Word counters designed primarily for alphabetic languages behave differently with logographic scripts. In Japanese and Chinese, where a single character can carry the meaning of an entire English word, character count is a more meaningful metric than word count. The tool counts characters separately, which provides a useful reference for these scripts. For mixed-language text — common in academic papers that cite Japanese sources in an otherwise English document — the word count reflects the alphabetic portion, while the character count captures the full text length. Emojis and special Unicode symbols count as characters but not as words. For languages with agglutination (like Finnish or Turkish), where a single word can encode what English expresses in a full phrase, be aware that raw word count understates the information density of the text. Always verify submission requirements with your professor or editor if you are writing in a language other than English.

FAQ

How is a "word" defined?
A word is any sequence of non-whitespace characters. Hyphenated words like "well-known" count as one word.

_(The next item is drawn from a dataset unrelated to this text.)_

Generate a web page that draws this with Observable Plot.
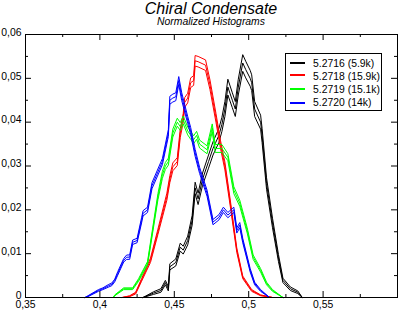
<!DOCTYPE html>
<html>
<head>
<meta charset="utf-8">
<script src="https://cdn.jsdelivr.net/npm/d3@7"></script>
<script src="https://cdn.jsdelivr.net/npm/@observablehq/plot@0.6"></script>
<style>
  html, body { margin: 0; padding: 0; background: #fff; }
  #wrap { position: relative; width: 399px; height: 310px; font-family: "Liberation Sans", Arial, sans-serif; }
  #wrap svg { position: absolute; left: 0; top: 0; }
  .title { position: absolute; left: 25px; width: 372px; text-align: center; font-style: italic; line-height: 1; color: #000; }
  #t1 { top: 0.5px; font-size: 16px; }
  #t2 { top: 16.7px; font-size: 10.4px; }
  #legend { position: absolute; left: 285px; top: 53px; width: 97px; height: 58px; box-sizing: border-box;
            border: 1px solid #000; background: #fff; }
  #legend .sw { position: absolute; left: 4px; width: 15px; height: 0; border-top: 2px solid; }
  #legend .tx { position: absolute; left: 27px; height: 13px; line-height: 13px; font-size: 10.4px; white-space: nowrap; color: #000; }
</style>
</head>
<body>
<div id="wrap">
  <div class="title" id="t1">Chiral Condensate</div>
  <div class="title" id="t2">Normalized Histograms</div>
</div>
<script>
// ---- data ----
const seriesNames = ["5.2716 (5.9k)", "5.2718 (15.9k)", "5.2719 (15.1k)", "5.2720 (14k)"];
const seriesColors = ["#000000", "#ff0000", "#00ff00", "#0000ff"];

const x5716 = [0.429,0.436,0.441,0.444,0.446,0.447,0.451,0.454,0.456,0.459,0.462,0.464,0.466,0.469,0.473,0.476,0.480,0.482,0.484,0.486,0.489,0.491,0.493,0.496,0.498,0.501,0.502,0.504,0.508,0.509,0.512,0.516,0.520,0.523,0.528,0.533,0.536];
const y5716 = [0,0.001,0.0016,0.0034,0.002,0.007,0.008,0.0115,0.0108,0.013,0.0176,0.025,0.0225,0.027,0.031,0.034,0.037,0.0395,0.043,0.048,0.045,0.043,0.048,0.0535,0.052,0.050,0.049,0.043,0.040,0.037,0.026,0.017,0.009,0.0039,0.002,0.0012,0];
const e5716 = [0,0.0003,0.0004,0.0005,0.0005,0.0007,0.0008,0.0009,0.0009,0.001,0.0011,0.0013,0.0013,0.0014,0.0015,0.0015,0.0016,0.0016,0.0017,0.0018,0.0017,0.0017,0.0018,0.0019,0.0019,0.0018,0.0018,0.0017,0.0016,0.0016,0.0013,0.0011,0.0008,0.0005,0.0004,0.0003,0];

const x5718 = [0.415,0.420,0.424,0.428,0.434,0.439,0.445,0.447,0.449,0.452,0.454,0.456,0.457,0.459,0.461,0.463,0.464,0.466,0.471,0.474,0.478,0.481,0.484,0.488,0.492,0.496,0.502,0.508,0.516];
const y5718 = [0,0.0003,0.001,0.004,0.0085,0.015,0.023,0.027,0.0298,0.031,0.0375,0.041,0.0445,0.0455,0.049,0.0495,0.054,0.0538,0.053,0.0485,0.041,0.035,0.030,0.0206,0.0108,0.0046,0.0016,0.0005,0];
const e5718 = [0,0.0001,0.0002,0.0003,0.0005,0.0006,0.0008,0.0008,0.0009,0.0009,0.001,0.001,0.0011,0.0011,0.0011,0.0011,0.0012,0.0012,0.0012,0.0011,0.001,0.0009,0.0009,0.0007,0.0005,0.0003,0.0002,0.0001,0];

const x5719 = [0.409,0.410,0.416,0.422,0.426,0.432,0.439,0.442,0.444,0.446,0.449,0.452,0.454,0.456,0.459,0.461,0.463,0.465,0.467,0.472,0.4755,0.4775,0.482,0.486,0.490,0.494,0.499,0.503,0.508,0.512,0.516,0.523];
const y5719 = [0,0.0005,0.002,0.002,0.004,0.0078,0.023,0.028,0.030,0.031,0.0375,0.040,0.039,0.0405,0.038,0.037,0.036,0.037,0.035,0.0337,0.0387,0.034,0.034,0.032,0.0245,0.0215,0.0153,0.0092,0.0062,0.0032,0.0016,0];
const e5719 = [0,0.0001,0.0002,0.0002,0.0003,0.0004,0.0007,0.0008,0.0008,0.0008,0.0009,0.0009,0.0009,0.0009,0.0009,0.0009,0.0009,0.0009,0.0009,0.0009,0.0009,0.0009,0.0009,0.0008,0.0008,0.0007,0.0006,0.0005,0.0004,0.0003,0.0002,0];

const x5720 = [0.390,0.392,0.399,0.402,0.406,0.408,0.410,0.412,0.416,0.418,0.420,0.422,0.425,0.428,0.429,0.432,0.435,0.442,0.446,0.447,0.449,0.451,0.453,0.455,0.459,0.461,0.464,0.467,0.472,0.476,0.480,0.483,0.486,0.490,0.492,0.494,0.496,0.501,0.504,0.508,0.514];
const y5720 = [0,0.0003,0.0016,0.002,0.0027,0.003,0.0039,0.0055,0.0085,0.0092,0.0092,0.0126,0.013,0.0176,0.0192,0.020,0.0255,0.031,0.0375,0.045,0.0455,0.0458,0.0495,0.0458,0.0405,0.038,0.033,0.029,0.0238,0.0172,0.0183,0.020,0.0188,0.020,0.0153,0.0165,0.013,0.0062,0.0032,0.0016,0];
const e5720 = [0,0.0001,0.0002,0.0002,0.0003,0.0003,0.0003,0.0004,0.0004,0.0005,0.0005,0.0005,0.0005,0.0006,0.0006,0.0006,0.0007,0.0007,0.0008,0.0009,0.0009,0.0009,0.0009,0.0009,0.0008,0.0008,0.0008,0.0007,0.0007,0.0006,0.0006,0.0006,0.0006,0.0006,0.0006,0.0006,0.0005,0.0004,0.0003,0.0002,0];

const xMajor = [0.35, 0.4, 0.45, 0.5, 0.55];
const xMinor = [0.375, 0.425, 0.475, 0.525, 0.575];
const yMajor = [0, 0.01, 0.02, 0.03, 0.04, 0.05, 0.06];
const yMinor = [0.005, 0.015, 0.025, 0.035, 0.045, 0.055];

// ---- build ----
const W = 399, H = 310;
const mT = 34, mB = 13, mL = 25, mR = 2;
const innerW = W - mL - mR, innerH = H - mT - mB;
const majLen = 6, minLen = 3;

const seriesData = [[x5716, y5716, e5716], [x5718, y5718, e5718], [x5719, y5719, e5719], [x5720, y5720, e5720]];

function rowsFor(xs, ys, es) {
  const out = [];
  for (const k of [-1, 0, 1]) {
    xs.forEach((x, i) => out.push({x, y: ys[i] + k * es[i], k}));
  }
  return out;
}

const fmt = d => d === 0 ? "0" : String(+d.toFixed(3)).replace(".", ",");

const lineMarks = seriesData.map((s, i) =>
  Plot.line(rowsFor(...s), {x: "x", y: "y", z: "k", stroke: seriesColors[i], strokeWidth: 1})
);

const chart = Plot.plot({
  width: W, height: H,
  marginTop: mT, marginBottom: mB, marginLeft: mL, marginRight: mR,
  style: {fontFamily: "Liberation Sans, Arial, sans-serif", fontSize: "10.4px", background: "transparent", color: "#000"},
  x: {domain: [0.35, 0.6]},
  y: {domain: [0, 0.06]},
  marks: [
    ...lineMarks,
    // inward ticks on all four sides
    Plot.tickX(xMajor.slice(1), {x: d => d, stroke: "#000", insetTop: innerH - majLen}),
    Plot.tickX(xMajor.slice(1), {x: d => d, stroke: "#000", insetBottom: innerH - majLen}),
    Plot.tickX(xMinor, {x: d => d, stroke: "#000", insetTop: innerH - minLen}),
    Plot.tickX(xMinor, {x: d => d, stroke: "#000", insetBottom: innerH - minLen}),
    Plot.tickY(yMajor.slice(1, -1), {y: d => d, stroke: "#000", insetRight: innerW - majLen}),
    Plot.tickY(yMajor.slice(1, -1), {y: d => d, stroke: "#000", insetLeft: innerW - majLen}),
    Plot.tickY(yMinor, {y: d => d, stroke: "#000", insetRight: innerW - minLen}),
    Plot.tickY(yMinor, {y: d => d, stroke: "#000", insetLeft: innerW - minLen}),
    Plot.frame({stroke: "#000", strokeWidth: 1}),
    Plot.axisX(xMajor, {tickSize: 0, tickPadding: 3.5, tickFormat: fmt, label: null}),
    Plot.axisY(yMajor, {tickSize: 0, tickPadding: 4, dy: -2, tickFormat: fmt, label: null})
  ]
});

const wrap = document.getElementById("wrap");
wrap.insertBefore(chart, wrap.firstChild);

// legend
const legend = document.createElement("div");
legend.id = "legend";
const rowCenters = [8, 20, 34, 48];
const textCenters = [8.5, 21.5, 34.5, 48];
seriesNames.forEach((name, i) => {
  const sw = document.createElement("div");
  sw.className = "sw";
  sw.style.top = rowCenters[i] + "px";
  sw.style.borderTopColor = seriesColors[i];
  const tx = document.createElement("div");
  tx.className = "tx";
  tx.style.top = (textCenters[i] - 6) + "px";
  tx.textContent = name;
  legend.appendChild(sw);
  legend.appendChild(tx);
});
wrap.appendChild(legend);
</script>
</body>
</html>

How is reading time estimated?
Reading time is estimated at approximately 200 words per minute, which is the average adult reading speed for English.
How many words should a college essay be?
College application essays are typically 250–650 words. Academic papers range from 1,500 to 5,000+ words depending on the assignment. Use the target word count bar to stay on track.
Is this the same as Microsoft Word or Google Docs word count?
The count is nearly identical. Minor differences may occur with hyphenated words or special characters.
What is the difference between this and the Character Counter?
The Word Counter focuses on word count with a target progress bar, average word/sentence length, and writing-focused stats. The Character Counter focuses on character count with SNS platform limits.
Is there a text length limit?
There is no limit. Even very long texts are counted instantly in your browser.